Free XML Sitemap Checker
Find and validate any site's XML sitemap — confirm it exists, see how many URLs it lists, and check that search engines can actually reach it.
Your XML sitemap is the map you hand directly to search engines — if it's missing, broken, or hidden, you're relying entirely on crawlers finding pages on their own. The siteIQ Sitemap Checker looks for your sitemap the same way a crawler would.

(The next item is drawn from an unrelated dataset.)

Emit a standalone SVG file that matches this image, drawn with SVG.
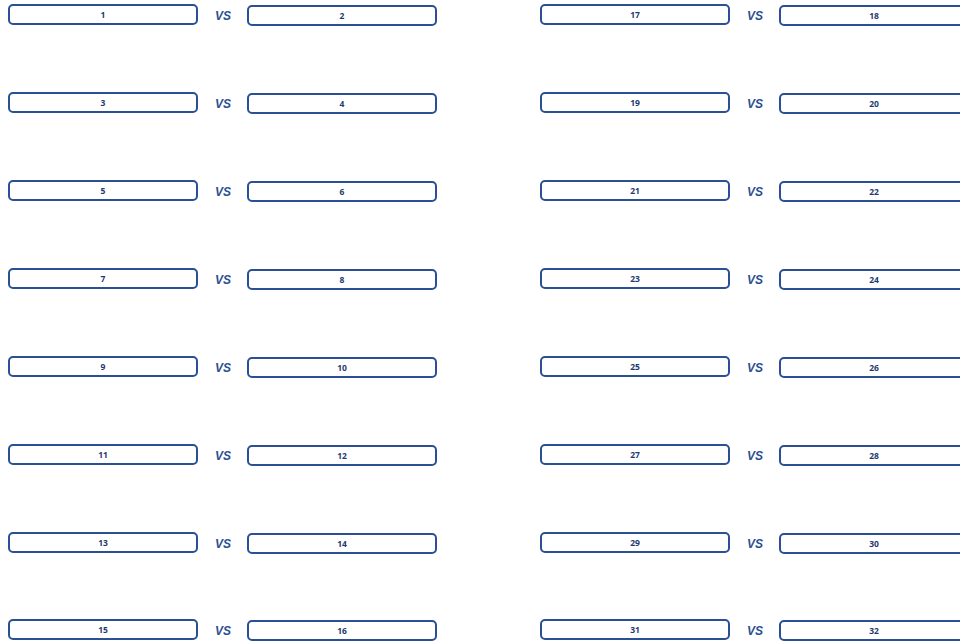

Enter a URL to see whether a sitemap was found (checking common locations and your robots.txt), and how many pages it lists.
What this tool checks
Sitemap found
Whether a sitemap.xml (or equivalent) is discoverable at common locations or via robots.txt.
URL count
How many pages the sitemap actually lists.
Robots.txt reference
Whether robots.txt correctly points to the sitemap for easy crawler discovery.
Reachability
That the sitemap file itself loads without errors.
Why it matters
A sitemap doesn't guarantee indexing, but it's the clearest signal you can give search engines about which pages exist and matter. Without one, crawlers rely purely on internal links, which can leave orphaned or newer pages undiscovered for longer.
For larger sites especially, a sitemap is often the fastest path to getting new or updated pages noticed by Google.
How to read your results
- If no sitemap was found, generate one (most CMS platforms and frameworks can do this automatically) and publish it at /sitemap.xml.
- If the URL count looks far lower than your actual page count, check for a broken sitemap generator or excluded sections.
- Make sure robots.txt references the sitemap so crawlers find it without extra effort.
- Re-check after publishing new content to confirm the sitemap picks it up.
Frequently asked questions
What is an XML sitemap?
A file listing the URLs on your site that you want search engines to know about, often with metadata like last-modified date.
Does every site need a sitemap?
It's most valuable for larger or frequently-updated sites. Small sites with strong internal linking can get by without one, but it rarely hurts to have it.
Why does my sitemap show fewer URLs than my site has?
Many sitemap generators exclude noindex, unpublished, or paginated pages by design — check your generator's config if the count looks wrong.
Do I need to submit my sitemap to Google?
Submitting it in Google Search Console helps Google discover it faster, but referencing it in robots.txt also lets Googlebot find it on its own.